Review of Angel Face

Angel Face (1952)
8/10
What a bleak film...and I loved it!
16 September 2018
The film starts with a call for an ambulance. A woman at a large estate has almost been asphyxiated by the gas heater in her room. The key has been removed from the radiator, so it seems deliberate. Did somebody try to kill her or did she try to kill herself or was it just some kind of odd freak accident?

While the commotion is going on upstairs, ambulance driver Frank Jessup (Robert Mitchum) wanders downstairs and finds the stepdaughter ( her dad is married to the wealthy woman), Diane (Jean Simmons) playing the piano. And that's where the attraction begins on the part of Frank. It's where the obsession begins on the part of Diane. It's where Diane mutters her first double entendre. She asks how her stepmother is, and says "It's so hard, just waiting...". Waiting for her to live, or for her to die?

The film is ultimately a wicked study in obsession - the kind of obsession that has no boundaries - the kind of obsession between a man and a woman - the kind of obsession that is so self-serving. And, interestingly, it is largely one-sided - since Frank may enjoy the delights of Diane, but also knows deep down that she should be put back on the shelf. Diane's obsession is so real that you do basically know that Mitchum's Frank Jessup doesn't really stand a chance.

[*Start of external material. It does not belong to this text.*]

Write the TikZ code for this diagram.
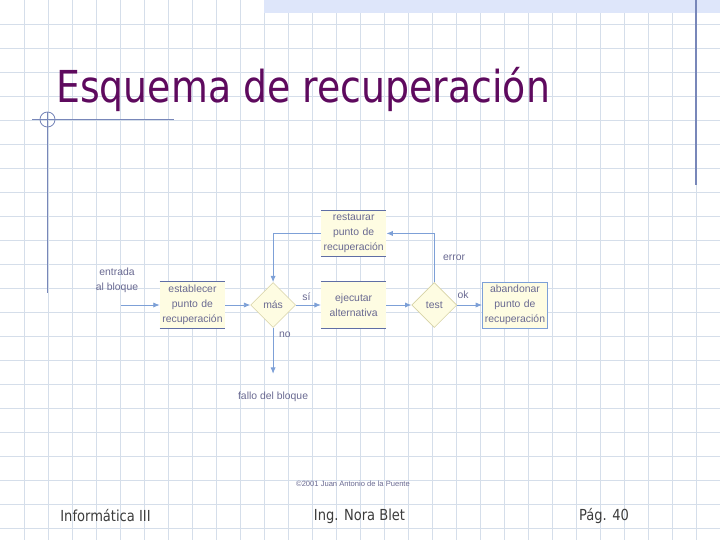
\documentclass[tikz,border=0pt]{standalone}
\usepackage{fontspec}
\setmainfont{Liberation Sans}
\newfontfamily\tahoma[FakeStretch=0.86]{DejaVu Sans}
\usetikzlibrary{arrows.meta,positioning,shapes.geometric}
\definecolor{rejilla}{RGB}{213,222,234}
\definecolor{banda}{RGB}{222,230,250}
\definecolor{morado}{RGB}{94,10,94}
\definecolor{linea}{RGB}{125,160,215}
\definecolor{borde}{RGB}{95,110,165}
\definecolor{amarillo}{RGB}{254,252,226}
\definecolor{bordeRombo}{RGB}{215,210,165}
\definecolor{texto}{RGB}{105,105,145}
\definecolor{marco}{RGB}{120,135,185}
\definecolor{pie}{RGB}{60,60,60}
\tikzset{caja/.style={fill=amarillo,text width=1.625cm,minimum height=1.15cm,align=center,inner sep=0pt,font=\fontsize{7.4}{10.6}\selectfont,text=texto},rombo/.style={diamond,aspect=1,draw=bordeRombo,fill=amarillo,minimum width=1.125cm,minimum height=1.125cm,inner sep=0pt,font=\fontsize{7.4}{10.6}\selectfont,text=texto},etiq/.style={font=\fontsize{7.4}{10.6}\selectfont,text=texto,inner sep=1pt,align=center},flow/.style={-{Latex[length=1.6mm,width=1.3mm]},draw=linea,line width=0.6pt},tapa/.style={draw=borde,line width=0.6pt},piepag/.style={font=\tahoma\fontsize{10.8}{12}\selectfont,text=pie,inner sep=0pt}}

\begin{document}
\begin{tikzpicture}[x=0.025cm,y=-0.025cm,node distance=0.625cm]
\useasboundingbox (0,0) rectangle (720,540);
% fondo cuadriculado
\foreach \x in {24,48,...,696} \draw[rejilla,line width=0.6pt] (\x,0) -- (\x,540);
\foreach \y in {24,48,...,528} \draw[rejilla,line width=0.6pt] (0,\y) -- (720,\y);
\fill[banda] (264,0) rectangle (720,12.5);
\draw[marco,line width=0.8pt] (696,0) -- (696,185);
\draw[marco,line width=0.6pt] (32,119.5) -- (174,119.5);
\draw[marco,line width=0.6pt] (47.5,112) -- (47.5,293);
\draw[marco,line width=0.6pt] (47.5,119.5) circle (7.5);
\node[anchor=base west,inner sep=0pt,text=morado,font=\tahoma\fontsize{31.3}{36}\selectfont] (titulo) at (56,102) {Esquema de recuperación};
% diagrama
\node[caja] (establecer) at (192.5,305) {establecer\\punto de\\recuperación};
\node[rombo,right=of establecer] (mas) {más};
\node[caja,right=of mas] (ejecutar) {ejecutar\\alternativa};
\node[caja,above=of ejecutar] (restaurar) {restaurar\\punto de\\recuperación};
\node[rombo,right=of ejecutar] (test) {test};
\node[caja,draw=linea,line width=0.6pt,right=of test] (abandonar) {abandonar\\punto de\\recuperación};
\foreach \n in {establecer,ejecutar,restaurar}
  \draw[tapa] (\n.north west) -- (\n.north east) (\n.south west) -- (\n.south east);
\node[etiq] (entrada) at (117,280) {entrada\\al bloque};
\coordinate (inicio) at (121,305);
\coordinate[below=1.15cm of mas.south] (salida);
\node[etiq,below=0.42cm of salida] (fallo) {fallo del bloque};
\draw[flow] (inicio) -- (establecer);
\draw[flow] (establecer) -- (mas);
\draw[flow] (mas) -- node[etiq,above,pos=0.42,yshift=1.5pt] {sí} (ejecutar);
\draw[flow] (mas) -- node[etiq,right,pos=0.15,xshift=3pt] {no} (salida);
\draw[flow] (ejecutar) -- (test);
\draw[flow] (test) -- node[etiq,above,pos=0.24,yshift=3pt] {ok} (abandonar);
\draw[flow] (test.north) |- node[etiq,right,pos=0.25,xshift=5pt] {error} (restaurar.east);
\draw[flow] (restaurar.west) -| (mas.north);
\node[etiq,font=\fontsize{5.4}{6}\selectfont] (autor) at (353,484) {©2001 Juan Antonio de la Puente};
% pie de pagina
\node[piepag] (materia) at (105.5,516) {Informática III};
\node[piepag] (profesora) at (359.5,516) {Ing. Nora Blet};
\node[piepag] (pagina) at (604,516) {Pág. 40};
\end{tikzpicture}
\end{document}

But Frank wasn't just wandering through life alone when Diane met him. The other woman in Frank's life, played by Mona Freeman, is blonde and desirable. She may be an excellent cook and not ask questions, as Frank says, but there is some stark language for the production code era. He mentions she sleeps in pajamas. He mentions how much she weighs - "stripped". The implication is that Frank may be the free agent that he claims to be, but he has been sleeping with the lady. But she's a lady with a level head, and she is not just going to wait around for Frank to come to his senses - or not. Instead she explores another more dependable romantic possibility.

Let me just say Jean Simmons was a revelation here. She's a good actress but she has always come across as a virginal school marm type in all of the roles I saw her in until this one. I would have never believed she could have played opposite Mitchum's cool, relaxed persona and have made it work, but she did.

This film is dark to the extreme and is as fresh, as vital, and as pertinent as though it were made just yesterday.